Overall, I did enjoy reading Midnight Sun. It was a little too long and didn’t quite live up to my expectations from years ago, but I’m glad that it was finally published and I’m glad I read it. It made me nostalgic for that time when I first started the series and fell in love with reading again. If Meyer decides to write the rest of the series through Edward’s POV, I would read those, too.

Overall Rating (out of 5): 3 Stars

Review: We Are All the Same in the Dark by Julia Heaberlin

49189494

Synopsis from Goodreads:

The discovery of a girl abandoned by the side of the road threatens to unearth the long-buried secrets of a Texas town’s legendary cold case in this superb, atmospheric novel from the internationally bestselling author of Black-Eyed Susans.

It’s been a decade since Trumanell Branson disappeared, leaving only a bloody handprint behind. Her pretty face still hangs like a watchful queen on the posters on the walls of the town’s Baptist church, the police station, and in the high school. They all promise the same thing: We will find you. Meanwhile, her brother, Wyatt, lives as a pariah in the desolation of the old family house, cleared of wrongdoing by the police but tried and sentenced in the court of public opinion and in a new documentary about the crime.

When Wyatt finds a lost girl dumped in a field of dandelions, making silent wishes, he believes she is a sign. The town’s youngest cop, Odette Tucker, believes she is a catalyst that will ignite a seething town still waiting for its own missing girl to come home. But Odette can’t look away. She shares a wound that won’t close with the mute, one-eyed mystery girl. And she is haunted by her own history with the missing Tru.

Desperate to solve both cases, Odette fights to save the lost girl in the present and to dig up the shocking truth about a fateful night in the past–the night her friend disappeared, the night that inspired her to become a cop, the night that wrote them all a role in the town’s dark, violent mythology.

In this twisty psychological thriller, Julia Heaberlin paints unforgettable portraits of a woman and a girl who redefine perceptions of physical beauty and strength.

I received a copy of this title via NetGalley. It does not impact my review. 

We Are All the Same in the Dark publishes on August 11, 2020. 

We Are All the Same in the Dark started off so strong for me. The writing was addictive, the atmosphere was tense, and the mystery was intriguing. Unfortunately, it lost steam for me about halfway through. It wasn’t a bad book, but it ended up disappointing me after giving me such high hopes in the beginning.

The story was told in five parts and through three different POVs. I really enjoyed the first two parts and POVs. As I mentioned, I was really interested by the mystery and I thought Heaberlin did a great job of keeping the tension high. I found both Wyatt and Odette really compelling characters and was intrigued by their shared past and lasting connection. And then Part Three happened. It’s hard to talk about without revealing spoilers, but I found the transition to be really jarring. I didn’t really like that the third narrator got about the last half of the book. I thought the pace slowed down and the story started to drag. I also thought the identity of the murderer became pretty obvious long before the reveal.

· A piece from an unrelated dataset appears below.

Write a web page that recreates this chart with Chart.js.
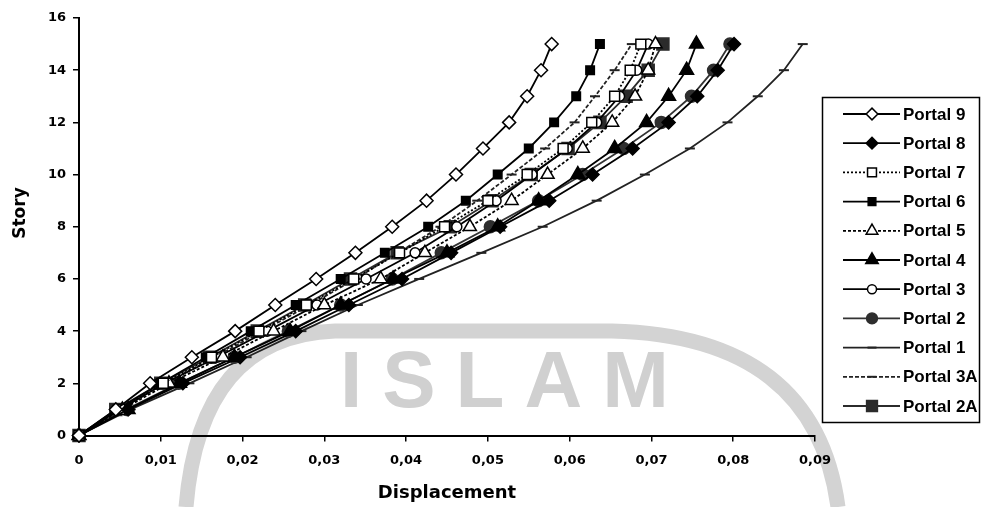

I wanted a tense mystery/thriller and I while the story did start out that way, I felt like it shifted almost more into Women’s Fiction for a great deal of the book. The heart of the story are three strong, but damaged women. They are all special snowflakes type of ladies, that are are beautiful and clever and brave, but have been damaged physically, psychologically, or both. A lot of time is spent on what happened to them in their youth and how they cope. I wouldn’t necessarily say that I didn’t care about that, but I thought it would have been better placed in a different genre. I felt like the message got in the way of the development of the mystery sometimes and made the pace drag.

Overall, We Are All the Same in the Dark ended up being just ok for me. It started off really strong, but seemed to lose focus of the mystery and started to drag about halfway through. I think if you don’t mind a heavy handed lesson being handed out with your thrillers, you will enjoy this one a little more than I did.